On 17 January 1983, without calling for the prosecution's reply, Vadivelu's appeal was dismissed by the Court of Appeal. Chief Justice Wee Chong Jin, who was one of the three judges (also including T S Sinnathuray and A P Rajah) hearing the appeal, admonished Vadivelu for committing the "worst crime" in the worst possible manner, as the appellate court found it unbelievable that Vadivelu was provoked into killing Mohamed Dawood out of sudden and grave provocation due to the victim's alleged insult, and there was no reason for Mohamed Dawood to insult Vadivelu in the first place. The appellate court also noted that evidence had clearly showed that Mohamed Dawood was lying or sleeping on his bed when Vadivelu murdered him in his sleep.
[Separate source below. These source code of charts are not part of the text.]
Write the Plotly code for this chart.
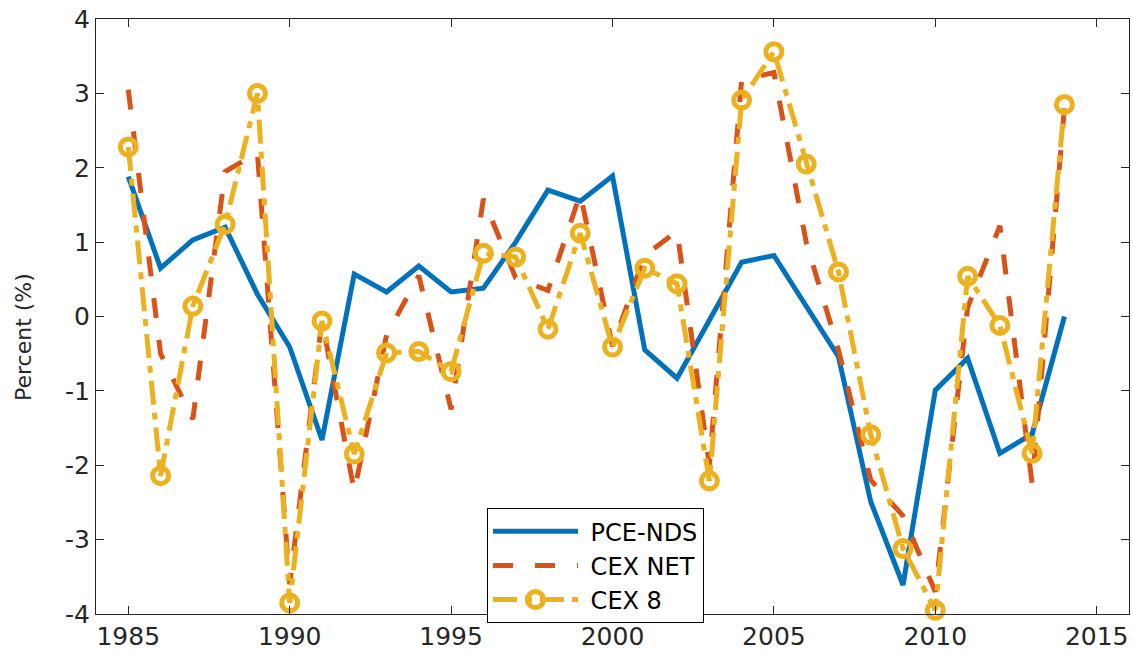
import plotly.graph_objects as go

years = list(range(1985, 2015))

pce_nds = [1.88, 0.65, 1.03, 1.20, 0.30, -0.41, -1.66, 0.57, 0.33, 0.68,
           0.33, 0.38, 1.00, 1.70, 1.55, 1.89, -0.45, -0.83, -0.05, 0.73,
           0.82, 0.14, -0.54, -2.49, -3.61, -0.99, -0.56, -1.84, -1.58, 0.00]

cex_net = [3.05, -0.50, -1.38, 1.95, 2.20, -3.60, -0.05, -2.35, -0.25, 0.55,
           -1.25, 1.58, 0.52, 0.35, 1.65, -0.40, 0.82, 1.15, -2.00, 3.18,
           3.28, 1.00, -0.45, -2.20, -2.68, -3.70, 0.12, 1.22, -2.25, 2.80]

cex_8 = [2.28, -2.14, 0.14, 1.24, 3.00, -3.85, -0.06, -1.85, -0.49, -0.47,
         -0.74, 0.85, 0.80, -0.17, 1.12, -0.41, 0.65, 0.44, -2.21, 2.91,
         3.56, 2.05, 0.60, -1.59, -3.12, -3.95, 0.54, -0.12, -1.84, 2.85]

x_ticks = [1985, 1990, 1995, 2000, 2005, 2010, 2015]
y_ticks = [-4, -3, -2, -1, 0, 1, 2, 3, 4]
series_names = ["PCE-NDS", "CEX NET", "CEX 8"]
y_title = "Percent (%)"

BLUE = "#0072BD"
RED = "#D95319"
YELLOW = "#EDB120"
AX = "#262626"
FONT = "DejaVu Sans"

fig = go.Figure()
fig.add_trace(go.Scatter(
    x=years, y=pce_nds, name=" " + series_names[0], mode="lines",
    line=dict(color=BLUE, width=5)))
fig.add_trace(go.Scatter(
    x=years, y=cex_net, name=" " + series_names[1], mode="lines",
    line=dict(color=RED, width=5, dash="20px,22px")))
fig.add_trace(go.Scatter(
    x=years, y=cex_8, name=" " + series_names[2], mode="lines+markers",
    line=dict(color=YELLOW, width=5, dash="24px,8px,7px,8px"),
    marker=dict(symbol="circle-open", size=16, color=YELLOW,
                line=dict(color=YELLOW, width=5)),
    cliponaxis=False))

axis_common = dict(
    showgrid=False, zeroline=False, showline=True, linecolor=AX, linewidth=1,
    mirror="ticks", ticks="inside", ticklen=8, tickcolor=AX, tickwidth=1,
    tickfont=dict(family=FONT, size=25, color=AX))

fig.update_xaxes(range=[1984, 2016], tickvals=x_ticks,
                 ticktext=[str(v) for v in x_ticks], **axis_common)
fig.update_yaxes(range=[-4, 4], tickvals=y_ticks,
                 ticktext=[str(v) for v in y_ticks], **axis_common)

fig.add_annotation(
    text=y_title, textangle=-90, showarrow=False,
    xref="paper", yref="paper", x=-0.0707, y=0.4655,
    xanchor="center", yanchor="middle",
    font=dict(family=FONT, size=22, color=AX))

fig.update_layout(
    width=1133, height=654,
    margin=dict(l=96, r=4, t=19, b=40),
    paper_bgcolor="white", plot_bgcolor="white",
    font=dict(family=FONT, color=AX),
    legend=dict(x=0.3785, y=0.178, xanchor="left", yanchor="top",
                bordercolor="#000000", borderwidth=1, bgcolor="white",
                font=dict(family=FONT, size=24, color="#000000"),
                itemwidth=85, tracegroupgap=0),
    showlegend=True,
)

fig.write_html("out.html")
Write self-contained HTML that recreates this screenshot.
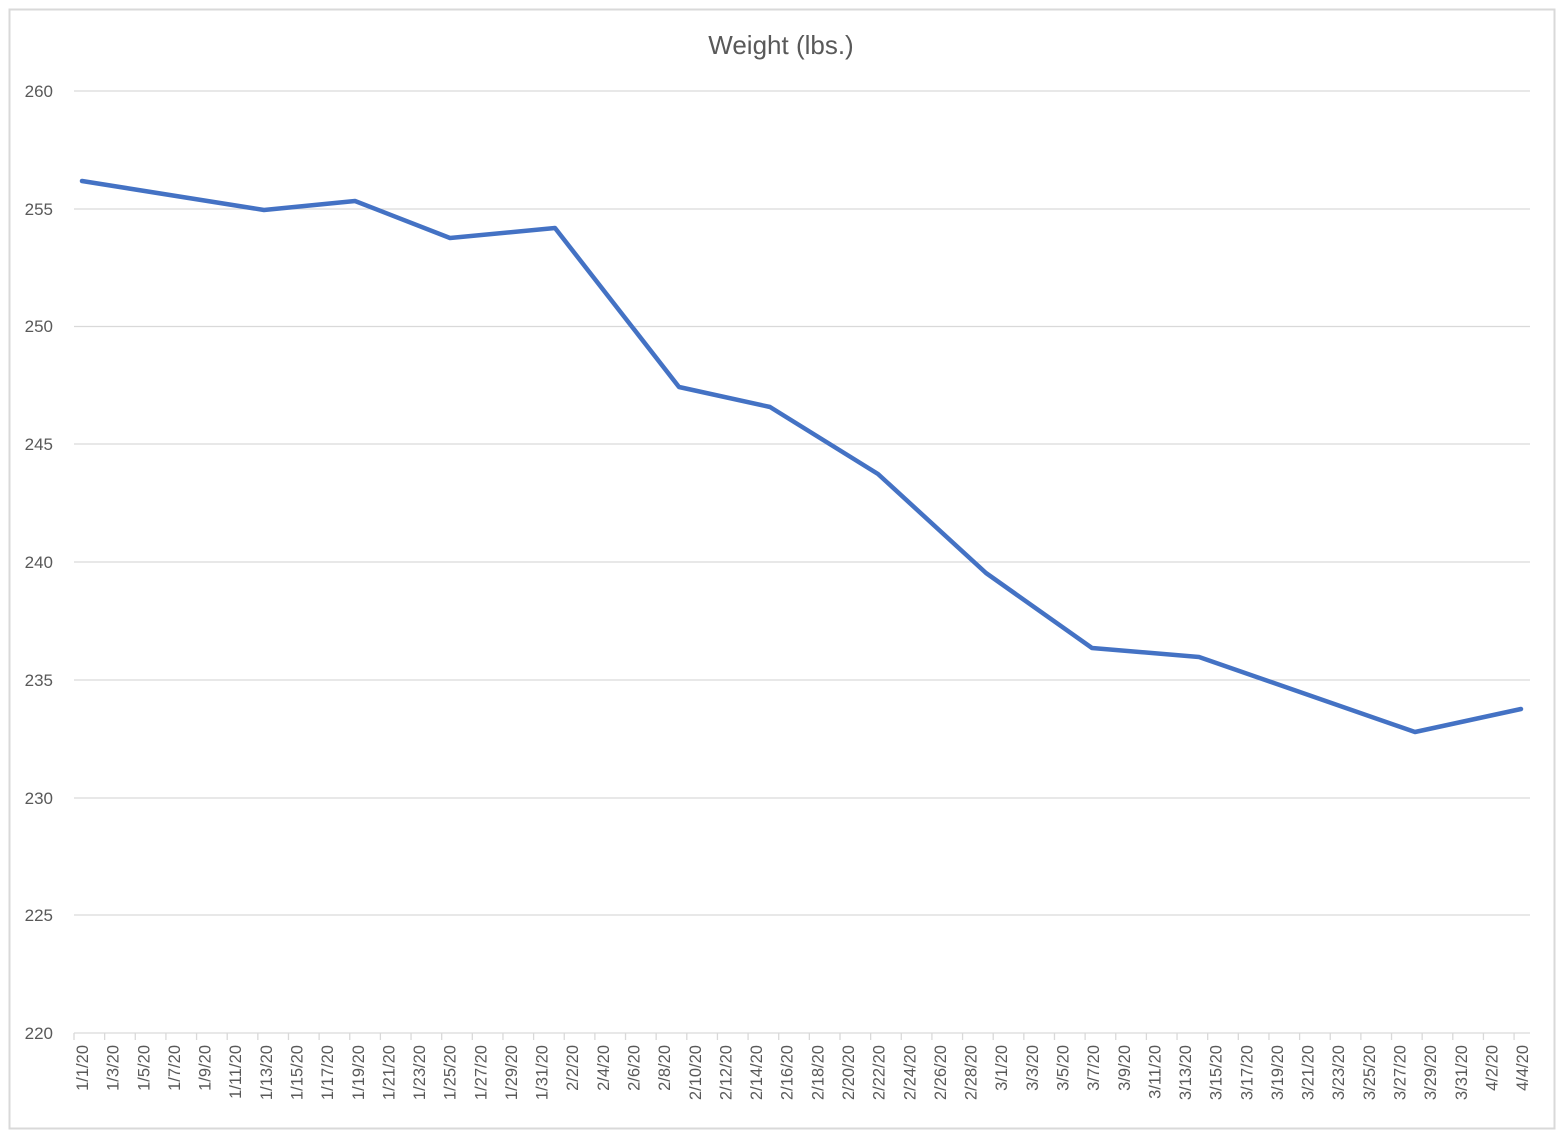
<!DOCTYPE html>
<html><head><style>
html,body{margin:0;padding:0;background:#fff;}
svg{display:block;font-family:"Liberation Sans",Calibri,sans-serif;}
</style></head><body>
<svg width="1567" height="1139" viewBox="0 0 1567 1139">
<rect x="0" y="0" width="1567" height="1139" fill="#fff"/>
<rect x="9.5" y="9.5" width="1545" height="1119" fill="#fff" stroke="#d9d9d9" stroke-width="2"/>
<text x="781" y="54" text-anchor="middle" font-size="26" fill="#595959">Weight (lbs.)</text>
<g stroke="#d9d9d9" stroke-width="1.3">
<line x1="74" x2="1530" y1="91" y2="91"/>
<line x1="74" x2="1530" y1="209" y2="209"/>
<line x1="74" x2="1530" y1="326.5" y2="326.5"/>
<line x1="74" x2="1530" y1="444" y2="444"/>
<line x1="74" x2="1530" y1="562" y2="562"/>
<line x1="74" x2="1530" y1="680" y2="680"/>
<line x1="74" x2="1530" y1="798" y2="798"/>
<line x1="74" x2="1530" y1="915" y2="915"/>
<line x1="74" x2="1530" y1="1033" y2="1033"/>
</g>
<g font-size="17" fill="#595959" text-anchor="end">
<text x="53" y="97">260</text><text x="53" y="215">255</text><text x="53" y="332">250</text>
<text x="53" y="450">245</text><text x="53" y="568">240</text><text x="53" y="686">235</text>
<text x="53" y="804">230</text><text x="53" y="921">225</text><text x="53" y="1039">220</text>
</g>
<g id="ticks" stroke="#d9d9d9" stroke-width="1.3"></g>
<g id="labels" font-size="16.5" fill="#595959" text-anchor="end"></g>
<polyline fill="none" stroke="#4472c4" stroke-width="4.5" stroke-linejoin="round" stroke-linecap="round"
points="82,181 264,210 355,201 450,238 555,228 679,387 770,407 878,474 986,573 1092,648 1199,657 1415,732 1521,709"/>
</svg>
<script>
var L=["1/1/20","1/3/20","1/5/20","1/7/20","1/9/20","1/11/20","1/13/20","1/15/20","1/17/20","1/19/20","1/21/20","1/23/20","1/25/20","1/27/20","1/29/20","1/31/20","2/2/20","2/4/20","2/6/20","2/8/20","2/10/20","2/12/20","2/14/20","2/16/20","2/18/20","2/20/20","2/22/20","2/24/20","2/26/20","2/28/20","3/1/20","3/3/20","3/5/20","3/7/20","3/9/20","3/11/20","3/13/20","3/15/20","3/17/20","3/19/20","3/21/20","3/23/20","3/25/20","3/27/20","3/29/20","3/31/20","4/2/20","4/4/20"];
var ns="http://www.w3.org/2000/svg",t=document.getElementById("ticks"),g=document.getElementById("labels");
for(var i=0;i<48;i++){var x=74+i*30.64;
var l=document.createElementNS(ns,"line");l.setAttribute("x1",x);l.setAttribute("x2",x);l.setAttribute("y1",1033);l.setAttribute("y2",1040);t.appendChild(l);
var tx=document.createElementNS(ns,"text");tx.setAttribute("transform","translate("+(x+14)+",1045) rotate(-90)");tx.textContent=L[i];g.appendChild(tx);}
</script>
</body></html>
Chief Justice Wee also pronounced in the judgement that the arguments from Vadivelu's lawyer J B Jeyaretnam (an opposition politician) were devoid of merit, especially the part where Jeyaretnam submitted that Vadivelu had no intent to cause death during the attack that took Mohamed Dawood's life.

Since then, Vadivelu Kathikesan was hanged at Changi Prison on an unknown date for the murders he committed. He was not listed among the 16 death row inmates remaining alive in Singapore as of April 1985.